• _Written instruction_
Gather every line below where "that" appears.
· · · · · · ·
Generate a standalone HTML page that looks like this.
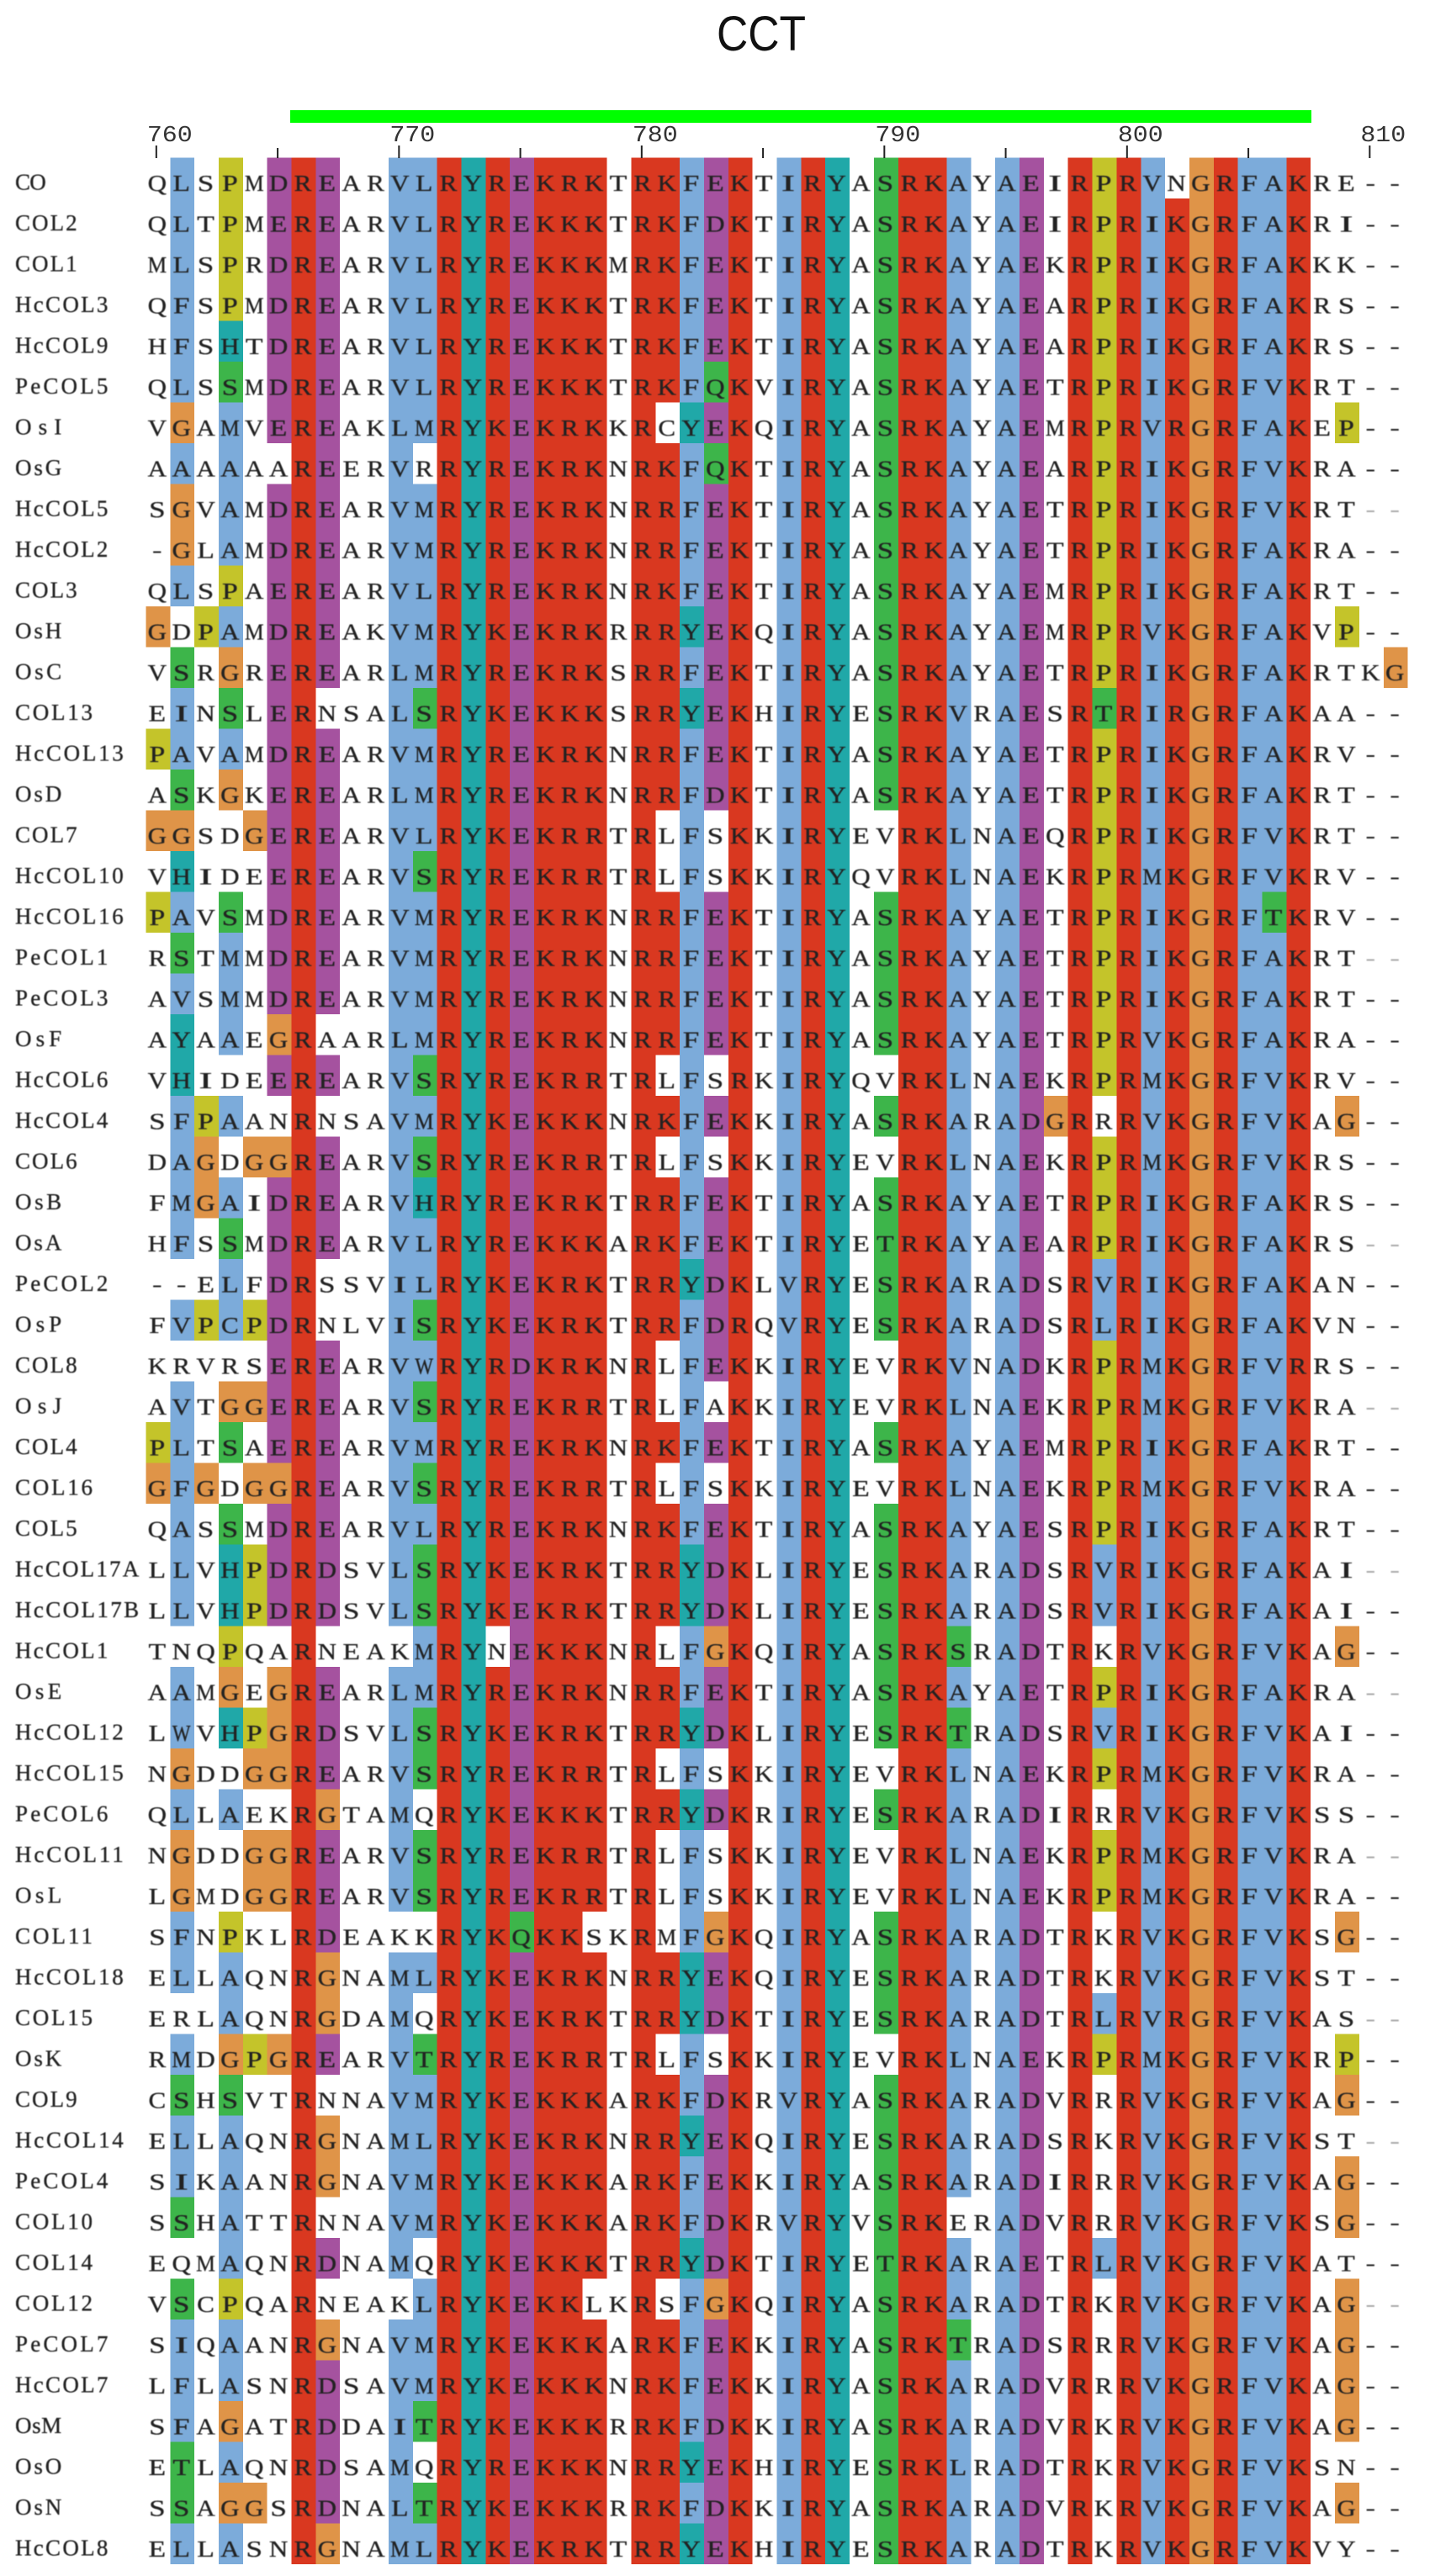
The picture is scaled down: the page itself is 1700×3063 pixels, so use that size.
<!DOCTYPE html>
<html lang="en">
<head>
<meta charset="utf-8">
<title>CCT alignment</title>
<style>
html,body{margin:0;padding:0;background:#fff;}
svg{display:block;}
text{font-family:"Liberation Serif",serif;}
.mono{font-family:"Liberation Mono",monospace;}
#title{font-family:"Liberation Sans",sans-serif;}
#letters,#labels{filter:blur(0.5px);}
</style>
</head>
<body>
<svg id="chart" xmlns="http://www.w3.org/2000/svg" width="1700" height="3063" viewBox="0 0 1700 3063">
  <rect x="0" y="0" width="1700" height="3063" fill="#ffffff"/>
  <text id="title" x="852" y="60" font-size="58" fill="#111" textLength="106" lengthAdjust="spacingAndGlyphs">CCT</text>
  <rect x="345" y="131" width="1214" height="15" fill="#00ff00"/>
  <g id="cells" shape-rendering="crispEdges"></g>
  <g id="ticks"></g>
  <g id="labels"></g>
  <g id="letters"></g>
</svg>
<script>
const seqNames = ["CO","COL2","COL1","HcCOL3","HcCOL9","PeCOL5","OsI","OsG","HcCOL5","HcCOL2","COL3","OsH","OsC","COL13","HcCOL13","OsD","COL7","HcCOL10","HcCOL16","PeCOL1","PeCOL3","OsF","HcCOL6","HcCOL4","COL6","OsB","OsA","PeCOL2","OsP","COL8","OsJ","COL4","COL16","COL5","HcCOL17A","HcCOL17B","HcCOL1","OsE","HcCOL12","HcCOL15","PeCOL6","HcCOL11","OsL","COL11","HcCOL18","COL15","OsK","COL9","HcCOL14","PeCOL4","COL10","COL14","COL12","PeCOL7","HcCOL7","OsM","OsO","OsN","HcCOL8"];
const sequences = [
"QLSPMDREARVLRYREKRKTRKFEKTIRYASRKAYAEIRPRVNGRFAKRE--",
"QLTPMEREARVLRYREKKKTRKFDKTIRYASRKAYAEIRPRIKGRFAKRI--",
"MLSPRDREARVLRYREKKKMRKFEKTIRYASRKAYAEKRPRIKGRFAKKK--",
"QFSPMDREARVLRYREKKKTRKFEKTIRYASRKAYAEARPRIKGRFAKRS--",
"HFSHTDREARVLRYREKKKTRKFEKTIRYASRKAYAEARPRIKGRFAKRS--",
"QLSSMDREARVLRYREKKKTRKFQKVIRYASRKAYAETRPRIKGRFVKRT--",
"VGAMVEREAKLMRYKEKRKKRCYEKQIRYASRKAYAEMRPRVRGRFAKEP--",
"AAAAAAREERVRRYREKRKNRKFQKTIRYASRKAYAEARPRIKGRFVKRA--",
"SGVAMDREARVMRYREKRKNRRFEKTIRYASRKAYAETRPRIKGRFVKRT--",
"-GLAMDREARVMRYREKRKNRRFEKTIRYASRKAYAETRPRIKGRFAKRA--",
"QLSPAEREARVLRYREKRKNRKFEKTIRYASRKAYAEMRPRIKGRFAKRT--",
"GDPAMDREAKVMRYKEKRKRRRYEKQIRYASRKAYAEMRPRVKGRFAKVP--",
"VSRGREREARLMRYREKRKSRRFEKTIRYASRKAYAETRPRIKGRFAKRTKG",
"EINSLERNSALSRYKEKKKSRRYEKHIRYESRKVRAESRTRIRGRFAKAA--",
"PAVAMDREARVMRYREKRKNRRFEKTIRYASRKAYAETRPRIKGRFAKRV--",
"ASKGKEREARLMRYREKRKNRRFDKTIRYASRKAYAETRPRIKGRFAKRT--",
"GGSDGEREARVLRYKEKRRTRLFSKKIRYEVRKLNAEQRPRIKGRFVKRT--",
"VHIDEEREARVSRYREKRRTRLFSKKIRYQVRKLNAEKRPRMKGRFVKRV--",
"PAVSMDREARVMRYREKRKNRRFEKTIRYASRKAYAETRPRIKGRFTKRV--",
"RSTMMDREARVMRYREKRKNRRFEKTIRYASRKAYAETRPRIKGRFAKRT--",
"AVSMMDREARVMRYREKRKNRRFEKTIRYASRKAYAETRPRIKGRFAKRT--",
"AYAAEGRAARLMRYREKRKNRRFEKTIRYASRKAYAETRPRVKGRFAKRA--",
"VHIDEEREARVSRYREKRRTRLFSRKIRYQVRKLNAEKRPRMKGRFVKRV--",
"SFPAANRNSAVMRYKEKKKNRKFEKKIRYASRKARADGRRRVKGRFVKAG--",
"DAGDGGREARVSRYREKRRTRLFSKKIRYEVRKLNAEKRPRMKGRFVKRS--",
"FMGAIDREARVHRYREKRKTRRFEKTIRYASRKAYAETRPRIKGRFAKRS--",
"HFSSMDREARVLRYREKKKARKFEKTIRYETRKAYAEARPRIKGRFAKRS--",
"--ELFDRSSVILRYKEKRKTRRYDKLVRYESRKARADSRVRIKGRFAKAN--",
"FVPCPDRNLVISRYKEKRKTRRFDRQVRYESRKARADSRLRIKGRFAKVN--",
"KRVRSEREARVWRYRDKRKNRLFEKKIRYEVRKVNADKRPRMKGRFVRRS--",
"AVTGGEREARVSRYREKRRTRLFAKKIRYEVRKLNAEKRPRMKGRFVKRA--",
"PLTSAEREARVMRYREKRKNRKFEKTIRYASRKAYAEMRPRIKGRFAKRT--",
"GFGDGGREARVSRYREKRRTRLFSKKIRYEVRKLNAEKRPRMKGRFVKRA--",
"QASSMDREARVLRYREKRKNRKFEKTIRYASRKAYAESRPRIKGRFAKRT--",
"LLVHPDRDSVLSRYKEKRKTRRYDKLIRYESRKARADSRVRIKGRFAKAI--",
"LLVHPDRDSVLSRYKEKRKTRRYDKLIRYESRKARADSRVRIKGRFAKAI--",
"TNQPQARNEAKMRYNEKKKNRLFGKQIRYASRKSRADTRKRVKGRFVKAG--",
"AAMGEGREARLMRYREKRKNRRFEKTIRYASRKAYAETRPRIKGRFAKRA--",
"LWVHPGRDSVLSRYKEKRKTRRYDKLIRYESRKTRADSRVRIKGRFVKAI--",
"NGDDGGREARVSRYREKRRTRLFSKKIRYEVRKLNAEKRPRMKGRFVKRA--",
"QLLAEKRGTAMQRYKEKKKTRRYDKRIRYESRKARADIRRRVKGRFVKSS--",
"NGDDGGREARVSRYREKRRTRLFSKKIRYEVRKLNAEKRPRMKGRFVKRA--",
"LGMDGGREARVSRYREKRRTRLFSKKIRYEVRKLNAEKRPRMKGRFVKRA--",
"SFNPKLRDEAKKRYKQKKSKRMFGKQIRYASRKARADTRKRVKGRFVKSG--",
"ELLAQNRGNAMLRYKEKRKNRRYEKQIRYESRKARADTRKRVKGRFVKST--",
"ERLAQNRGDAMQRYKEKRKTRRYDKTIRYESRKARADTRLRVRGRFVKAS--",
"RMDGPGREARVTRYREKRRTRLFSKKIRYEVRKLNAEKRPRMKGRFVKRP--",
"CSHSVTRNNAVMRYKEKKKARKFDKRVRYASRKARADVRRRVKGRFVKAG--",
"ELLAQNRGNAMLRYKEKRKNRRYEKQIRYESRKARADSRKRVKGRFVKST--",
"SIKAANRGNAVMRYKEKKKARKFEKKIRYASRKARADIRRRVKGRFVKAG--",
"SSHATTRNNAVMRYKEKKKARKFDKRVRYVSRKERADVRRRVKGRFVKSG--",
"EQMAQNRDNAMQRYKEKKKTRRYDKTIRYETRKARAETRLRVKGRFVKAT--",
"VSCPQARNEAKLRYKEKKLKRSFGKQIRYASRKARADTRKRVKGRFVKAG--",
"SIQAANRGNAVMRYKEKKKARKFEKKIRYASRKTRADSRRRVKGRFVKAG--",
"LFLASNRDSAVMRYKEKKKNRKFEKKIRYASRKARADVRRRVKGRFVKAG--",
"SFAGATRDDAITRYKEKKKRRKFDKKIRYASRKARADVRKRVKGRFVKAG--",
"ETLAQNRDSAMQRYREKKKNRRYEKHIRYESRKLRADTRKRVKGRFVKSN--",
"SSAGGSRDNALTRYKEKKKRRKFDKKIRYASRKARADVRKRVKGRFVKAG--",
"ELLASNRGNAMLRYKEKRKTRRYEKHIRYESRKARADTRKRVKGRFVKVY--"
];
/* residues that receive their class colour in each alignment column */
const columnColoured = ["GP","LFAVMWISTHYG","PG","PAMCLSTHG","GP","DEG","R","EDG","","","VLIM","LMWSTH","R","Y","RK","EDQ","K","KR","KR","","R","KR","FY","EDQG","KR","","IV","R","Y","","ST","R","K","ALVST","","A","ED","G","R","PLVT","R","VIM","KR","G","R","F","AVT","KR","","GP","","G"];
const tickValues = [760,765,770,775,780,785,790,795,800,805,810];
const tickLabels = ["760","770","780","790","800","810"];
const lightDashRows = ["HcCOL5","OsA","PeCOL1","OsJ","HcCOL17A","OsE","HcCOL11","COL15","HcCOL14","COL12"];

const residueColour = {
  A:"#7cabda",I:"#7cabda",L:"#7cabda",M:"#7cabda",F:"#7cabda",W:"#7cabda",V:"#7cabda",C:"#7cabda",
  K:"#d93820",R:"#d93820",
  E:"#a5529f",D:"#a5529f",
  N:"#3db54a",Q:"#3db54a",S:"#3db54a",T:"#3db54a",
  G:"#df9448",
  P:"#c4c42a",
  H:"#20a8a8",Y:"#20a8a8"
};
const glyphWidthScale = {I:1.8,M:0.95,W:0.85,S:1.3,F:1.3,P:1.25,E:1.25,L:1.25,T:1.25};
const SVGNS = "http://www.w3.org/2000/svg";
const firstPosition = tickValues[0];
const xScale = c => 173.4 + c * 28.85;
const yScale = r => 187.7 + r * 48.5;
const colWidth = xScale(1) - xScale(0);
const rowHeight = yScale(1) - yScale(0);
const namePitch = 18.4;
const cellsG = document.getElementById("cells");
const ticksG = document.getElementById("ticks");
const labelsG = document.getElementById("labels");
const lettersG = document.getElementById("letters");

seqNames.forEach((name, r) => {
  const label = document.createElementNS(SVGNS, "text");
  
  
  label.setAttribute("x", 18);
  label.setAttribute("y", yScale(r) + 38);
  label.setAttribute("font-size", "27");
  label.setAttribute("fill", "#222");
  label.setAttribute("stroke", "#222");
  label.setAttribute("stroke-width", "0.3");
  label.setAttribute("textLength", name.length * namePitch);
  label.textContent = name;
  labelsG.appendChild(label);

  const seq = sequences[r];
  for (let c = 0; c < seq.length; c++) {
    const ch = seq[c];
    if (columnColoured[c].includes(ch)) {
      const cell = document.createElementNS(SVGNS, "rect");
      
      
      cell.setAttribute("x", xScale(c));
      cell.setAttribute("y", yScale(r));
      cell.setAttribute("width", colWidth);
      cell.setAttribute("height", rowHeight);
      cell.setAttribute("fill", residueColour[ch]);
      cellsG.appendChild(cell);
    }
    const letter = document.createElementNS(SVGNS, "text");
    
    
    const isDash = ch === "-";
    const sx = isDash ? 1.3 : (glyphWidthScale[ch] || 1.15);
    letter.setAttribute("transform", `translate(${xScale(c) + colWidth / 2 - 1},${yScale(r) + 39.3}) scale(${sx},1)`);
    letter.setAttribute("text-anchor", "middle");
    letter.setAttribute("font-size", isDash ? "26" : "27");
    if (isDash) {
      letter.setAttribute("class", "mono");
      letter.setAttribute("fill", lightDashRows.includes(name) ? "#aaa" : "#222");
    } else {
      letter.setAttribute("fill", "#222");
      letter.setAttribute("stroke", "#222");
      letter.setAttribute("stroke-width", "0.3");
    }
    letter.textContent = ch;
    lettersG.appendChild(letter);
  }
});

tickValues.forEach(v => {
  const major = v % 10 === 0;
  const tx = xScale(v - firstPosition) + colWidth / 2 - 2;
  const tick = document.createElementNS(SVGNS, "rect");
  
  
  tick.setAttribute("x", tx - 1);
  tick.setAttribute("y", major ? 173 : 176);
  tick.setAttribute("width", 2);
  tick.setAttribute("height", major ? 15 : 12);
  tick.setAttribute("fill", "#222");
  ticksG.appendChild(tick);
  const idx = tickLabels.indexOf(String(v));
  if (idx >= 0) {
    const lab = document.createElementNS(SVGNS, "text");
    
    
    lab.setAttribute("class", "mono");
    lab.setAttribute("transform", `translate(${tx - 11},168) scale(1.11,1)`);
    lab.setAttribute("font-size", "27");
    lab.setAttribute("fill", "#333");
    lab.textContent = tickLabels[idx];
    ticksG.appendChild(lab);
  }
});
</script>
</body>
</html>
· · · · · · ·
• _Task result_
Generate a standalone HTML page that looks like this.
The picture is scaled down: the page itself is 1700×3063 pixels, so use that size.
/* residues that receive their class colour in each alignment column */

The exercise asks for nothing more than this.